En général, « les personnes qui bénéficient d’un réaménagement de dettes ne retombent pas dans le surendettement », assure Francis Bénet. Il est aussi important de souligner que « deux dossiers sur trois concernent une personne seule », affirme-t-il. À travers ce partenariat, le personnel du CCAS sera formé afin d’accompagner les citoyens dans ces procédures administratives.
Les partenaires mobilisés contre le surendettement des foyers © Anaïs Mariotti – Place Gre’net
Hormis l’effacement, le législateur a permis d’allonger la durée des remboursements pour éviter la vente des biens personnels. « Être exclu de son domicile, il n’y a rien de pire pour la vie sociale », estime Francis Bénet. La Banque de France cherche donc des solutions alternatives pour lutter contre ce type d’exclusion financière et sociale.
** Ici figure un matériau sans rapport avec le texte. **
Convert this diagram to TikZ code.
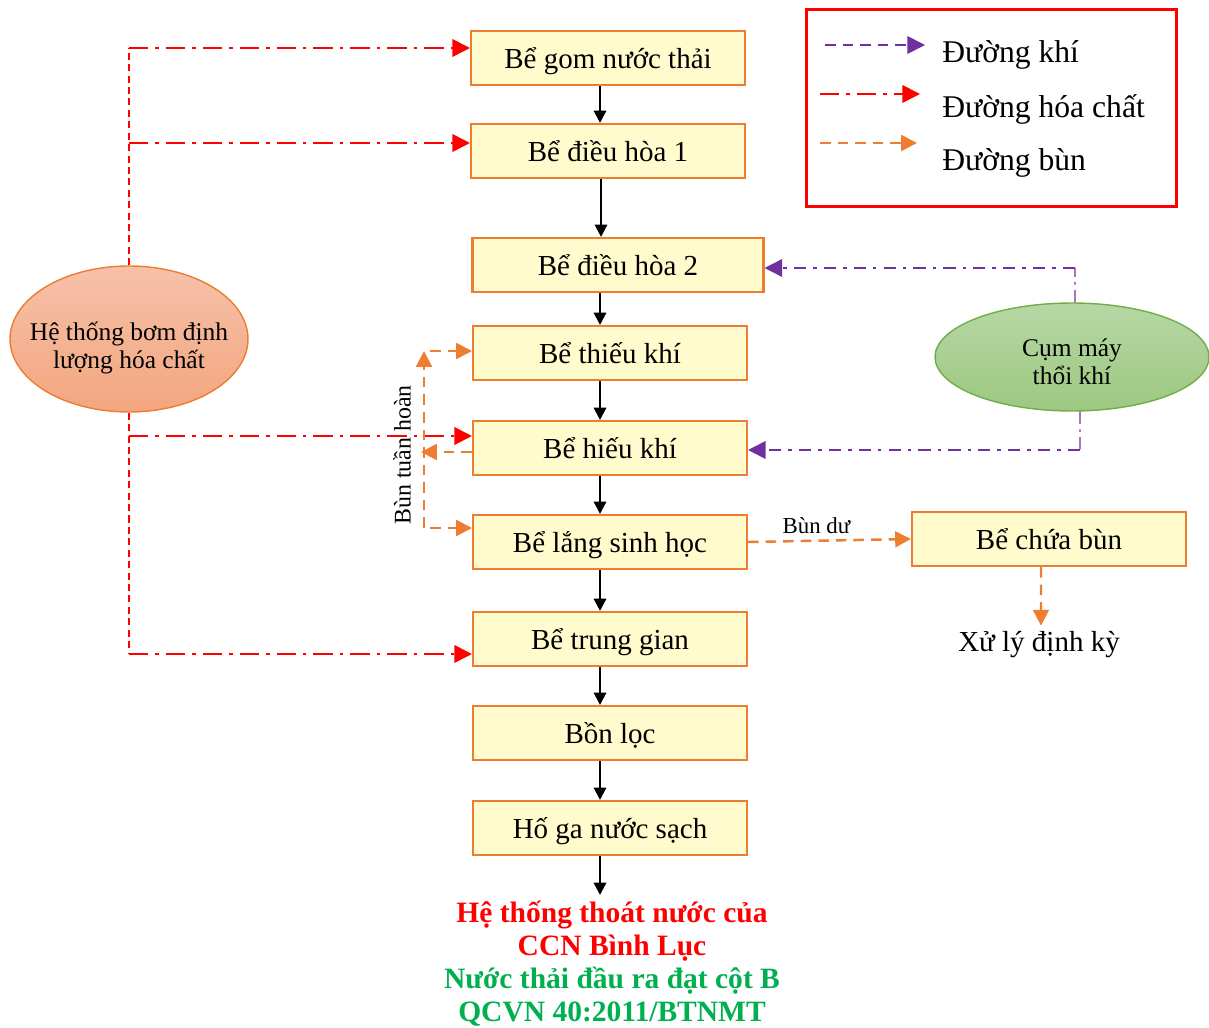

C’est pourquoi, les partenaires travailleront également avec les bailleurs sociaux.
Enfin, la Banque de France et le CCAS insistent sur un autre volet de l’inclusion bancaire : le droit au compte. « Quand un individu n’arrive pas à ouvrir un compte à la banque, la Banque de France peut choisir un banquier d’office. » L’idée est de protéger les citoyens et d’encourager l’égalité financière.
À long terme, les partenaires espèrent enregistrer une baisse du nombre de dossiers déposés à la commission de surendettement. Ils se montrent optimistes au regard des chiffres plutôt encourageants : « Depuis deux ans, nous constatons une baisse de 6 % en Isère et sur le territoire national », assure le directeur départemental de la Banque de France.
Anaïs Mariotti
LA COMMISSION DE SURENDETTEMENT EN BREF
Présente dans chaque Banque de France départementale, la commission de surendettement peut être saisie par toute personne physique qui se trouve dans l’incapacité manifeste de faire face à l’ensemble de ses dettes, non professionnelles (Article L 711 – 1 et L. 712 – 2 du Code de la consommation).
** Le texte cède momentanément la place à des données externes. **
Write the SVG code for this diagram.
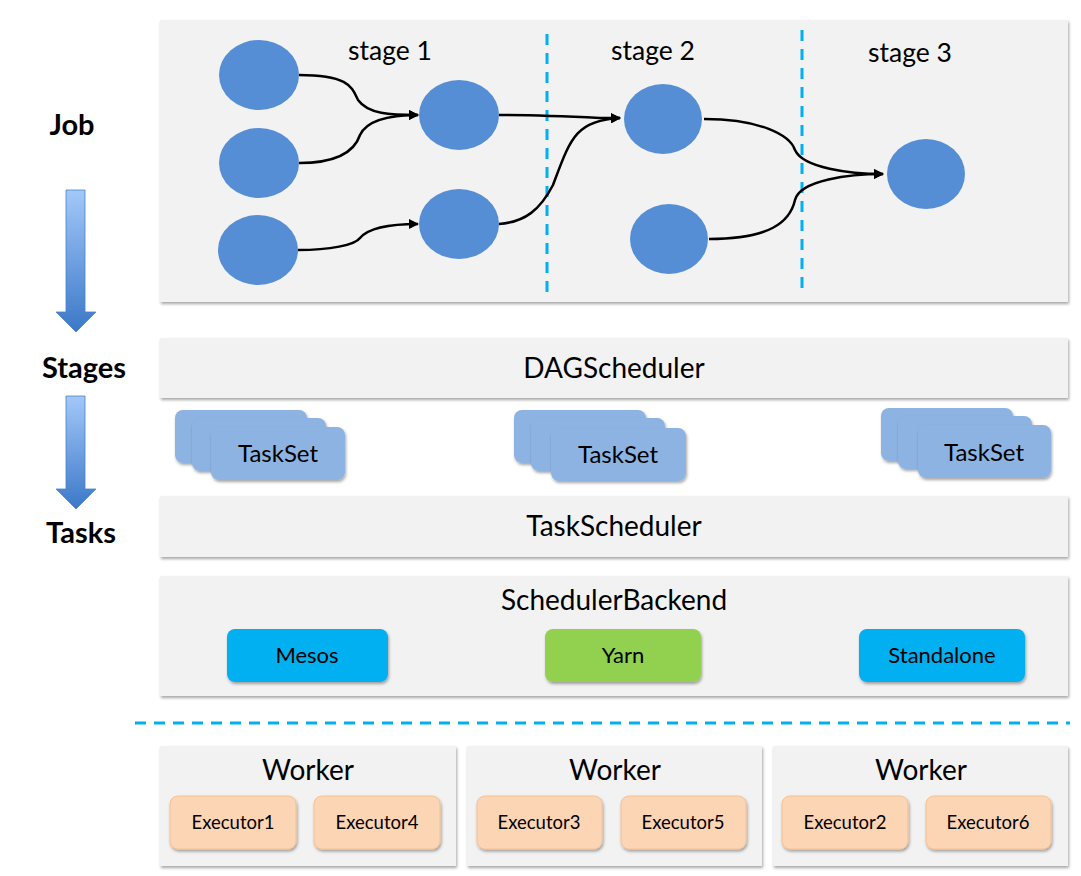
<svg xmlns="http://www.w3.org/2000/svg" width="1081" height="876" viewBox="0 0 1081 876">
<style>
.panel{fill:#f2f2f2;filter:url(#sh)}
.t{font-family:Lato,"Open Sans","Liberation Sans",sans-serif;fill:#000;text-anchor:middle}
.lbl{font-size:29px;font-weight:bold}
.stg{font-size:26.5px}
.big{font-size:28px}
.ts-t{font-size:24px}
.mid{font-size:22px}
.sm{font-size:18.5px}
.dag{fill:#558ed5}
.ts{fill:#8db3e2;filter:url(#sh)}
.exe{fill:#fcd5b5;stroke:#f8c090;stroke-width:1;filter:url(#sh)}
.edge{fill:none;stroke:#000;stroke-width:2.5;marker-end:url(#ah)}
.dash{stroke:#00b0f0;stroke-width:3;stroke-dasharray:11 8;fill:none}
</style>
<defs>
<filter id="sh" x="-10%" y="-10%" width="120%" height="130%">
<feDropShadow dx="1" dy="2" stdDeviation="1.5" flood-color="#000" flood-opacity="0.35"/>
</filter>
<linearGradient id="ag" x1="0" y1="0" x2="0" y2="1">
<stop offset="0" stop-color="#a3c8f9"/>
<stop offset="1" stop-color="#3b78c8"/>
</linearGradient>
<marker id="ah" viewBox="0 0 10 10" refX="9" refY="5" markerWidth="4" markerHeight="4" orient="auto" markerUnits="strokeWidth">
<path d="M0,0 L10,5 L0,10 z" fill="#000"/>
</marker>
</defs>
<rect width="1081" height="876" fill="#fff"/>

<g id="left-labels">
<text class="t lbl" x="72" y="135">Job</text>
<path d="M66,190 H85 V312 H96 L76,332 L56,312 H66 Z" fill="url(#ag)" stroke="#4a80c8" stroke-width="0.8"/>
<text class="t lbl" x="84" y="378">Stages</text>
<path d="M66,396 H85 V489 H96 L76,509 L56,489 H66 Z" fill="url(#ag)" stroke="#4a80c8" stroke-width="0.8"/>
<text class="t lbl" x="81" y="543">Tasks</text>
</g>

<g id="job-panel">
<rect class="panel" x="160" y="20" width="908" height="282"/>
<text class="t stg" x="390" y="60">stage 1</text>
<text class="t stg" x="653" y="60">stage 2</text>
<text class="t stg" x="910" y="62">stage 3</text>
<line class="dash" x1="547" y1="34" x2="547" y2="294"/>
<line class="dash" x1="802" y1="30" x2="802" y2="294"/>
</g>

<g id="connectors">
<path class="edge" d="M299,75 C350,75 352,88 358,100 C368,114 390,115 418,115"/>
<path class="edge" d="M299,163 C340,163 355,150 360,135 C368,118 395,115 418,115"/>
<path class="edge" d="M298,250 C330,250 355,245 360,238 C370,226 395,224 418,224"/>
<path class="edge" d="M499,115 C540,115 560,116 600,118 L620,118"/>
<path class="edge" d="M499,224 C525,222 540,210 553,185 C570,140 575,120 620,118"/>
<path class="edge" d="M704,119 C760,119 790,135 795,150 C803,168 850,174 883,174"/>
<path class="edge" d="M709,239 C770,239 790,222 795,200 C800,180 850,174 883,174"/>
</g>

<g id="node-a"><ellipse class="dag" cx="259" cy="75" rx="40" ry="35"/></g>
<g id="node-b"><ellipse class="dag" cx="259" cy="163" rx="40" ry="35"/></g>
<g id="node-c"><ellipse class="dag" cx="258" cy="250" rx="40" ry="35"/></g>
<g id="node-d"><ellipse class="dag" cx="459" cy="115" rx="40" ry="35"/></g>
<g id="node-e"><ellipse class="dag" cx="459" cy="224" rx="40" ry="35"/></g>
<g id="node-f"><ellipse class="dag" cx="663" cy="119" rx="39" ry="35"/></g>
<g id="node-g"><ellipse class="dag" cx="669" cy="239" rx="39" ry="35"/></g>
<g id="node-h"><ellipse class="dag" cx="926" cy="174" rx="39" ry="35"/></g>

<g id="dagscheduler">
<rect class="panel" x="160" y="338" width="908" height="60"/>
<text class="t big" x="614" y="378">DAGScheduler</text>
</g>

<g id="taskset-1">
<rect class="ts" x="175" y="410" width="132" height="53" rx="8"/>
<rect class="ts" x="192" y="418" width="134" height="53" rx="8"/>
<rect class="ts" x="211" y="427" width="134" height="53" rx="8"/>
<text class="t ts-t" x="278" y="462">TaskSet</text>
</g>
<g id="taskset-2">
<rect class="ts" x="514" y="410" width="132" height="53" rx="8"/>
<rect class="ts" x="531" y="418" width="134" height="53" rx="8"/>
<rect class="ts" x="551" y="428" width="135" height="53" rx="8"/>
<text class="t ts-t" x="618" y="463">TaskSet</text>
</g>
<g id="taskset-3">
<rect class="ts" x="881" y="408" width="132" height="53" rx="8"/>
<rect class="ts" x="898" y="416" width="134" height="53" rx="8"/>
<rect class="ts" x="918" y="425" width="133" height="53" rx="8"/>
<text class="t ts-t" x="984" y="461">TaskSet</text>
</g>

<g id="taskscheduler">
<rect class="panel" x="160" y="496" width="908" height="61"/>
<text class="t big" x="614" y="536">TaskScheduler</text>
</g>

<g id="schedulerbackend">
<rect class="panel" x="160" y="576" width="908" height="120"/>
<text class="t big" x="614" y="610">SchedulerBackend</text>
</g>
<g id="mesos">
<rect x="227" y="629" width="161" height="53" rx="8" fill="#00b0f0" filter="url(#sh)"/>
<text class="t mid" x="307" y="663">Mesos</text>
</g>
<g id="yarn">
<rect x="545" y="629" width="156" height="53" rx="8" fill="#92d050" filter="url(#sh)"/>
<text class="t mid" x="623" y="663">Yarn</text>
</g>
<g id="standalone">
<rect x="859" y="629" width="166" height="53" rx="8" fill="#00b0f0" filter="url(#sh)"/>
<text class="t mid" x="942" y="663">Standalone</text>
</g>

<line class="dash" x1="135" y1="723" x2="1070" y2="723" stroke-dasharray="12 8"/>

<g id="worker-1">
<rect class="panel" x="160" y="746" width="296" height="120"/>
<text class="t big" x="308" y="780">Worker</text>
<rect class="exe" x="170" y="796" width="126" height="53" rx="8"/>
<text class="t sm" x="233" y="829">Executor1</text>
<rect class="exe" x="314" y="796" width="126" height="53" rx="8"/>
<text class="t sm" x="377" y="829">Executor4</text>
</g>
<g id="worker-2">
<rect class="panel" x="467" y="746" width="295" height="120"/>
<text class="t big" x="615" y="780">Worker</text>
<rect class="exe" x="477" y="796" width="125" height="53" rx="8"/>
<text class="t sm" x="539" y="829">Executor3</text>
<rect class="exe" x="621" y="796" width="125" height="53" rx="8"/>
<text class="t sm" x="683" y="829">Executor5</text>
</g>
<g id="worker-3">
<rect class="panel" x="773" y="746" width="295" height="120"/>
<text class="t big" x="921" y="780">Worker</text>
<rect class="exe" x="782" y="796" width="126" height="53" rx="8"/>
<text class="t sm" x="845" y="829">Executor2</text>
<rect class="exe" x="926" y="796" width="125" height="53" rx="8"/>
<text class="t sm" x="988" y="829">Executor6</text>
</g>
</svg>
La Loi Lagarde du 1er juillet 2010, qui visait à mieux protéger le consommateur en matière de crédit à la consommation, a notamment permis de réduire les délais d’attente – de six à trois mois – relatifs à la recevabilité des dossiers auprès des commissions de surendettement.
Quatre solutions possibles pour les bénéficiaires
Après le dépôt du dossier, la commission examine sa recevabilité dans un délai de trois mois. Si celui-ci est recevable, quatre solutions s’offrent au bénéficiaire :
- Un rééchelonnement, un report et/ou un effacement partiel des dettes
- Un effacement total des dettes, quand la situation financière du débiteur est irrémédiablement compromise (procédure de rétablissement personnel)
- Un effacement des dettes quand le débiteur n’est pas en mesure de vendre des biens, à l’exception des biens nécessaires à la vie courante et à l’activité professionnelle (absence de liquidation judiciaire)
- Vente des biens (uniquement avec l’accord du débiteur) à l’exception des biens nécessaires à la vie courante et à l’activité professionnelle (liquidation judiciaire).
Conséquemment, le passage en commission entraîne une inscription pendant cinq ans sur le fichier national des incidents de remboursement des crédits aux particuliers (FICP). Durant cette période, l’individu ne peut pas contracter de prêt. Encore une fois, l’idée est de protéger le citoyen pour ne pas aggraver sa situation par une dette supplémentaire.